As he fled his home Mansoor began looking for the two friends he had agreed to meet.
”I saw them next to the supermarket in Elmo’aken Street and then I saw the Apache fire a rocket at the street,” he said. ”I ran to see what had happened to them but I couldn’t find them. There was nothing left of their faces. I just saw some hands here, some heads there.
”I can’t believe I saw my friends die.”
This week’s killings in Gaza have refocused Israeli public attention on Sharon’s stalled pledge to pull all Jewish settlers out of the territory, which was rejected in a referendum of members of his Likud party.
An opinion poll in Friday’s Yediot Ahronot newspaper showed public support for Sharon’s plan had surged in recent days. More than 70% of Israelis backed the removal of settlers.

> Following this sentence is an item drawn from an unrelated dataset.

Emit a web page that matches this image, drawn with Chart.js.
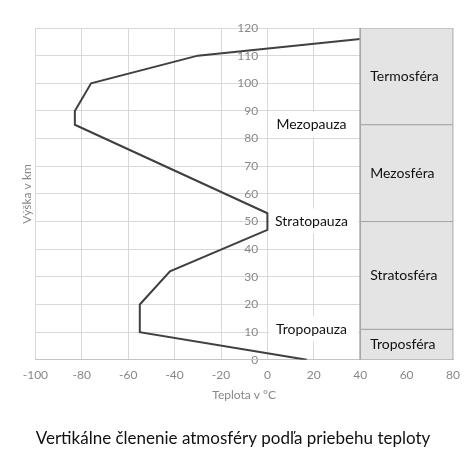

The opposition Labour party and other left-wing groups are holding a rally in Tel Aviv on Saturday night to demand that the prime minister follow the wish of the majority of Israelis, and not bow to the minority in his own party, by pressing ahead with the withdrawal from Gaza.
”We have to leave Gaza, that is the opinion of the nation,” Labour leader Shimon Peres told army radio.
Among those who back the pullout is a well-known Israeli actor, Shlomo Vishinsky, whose 20-year-old son was one of the soldiers killed in Gaza this week.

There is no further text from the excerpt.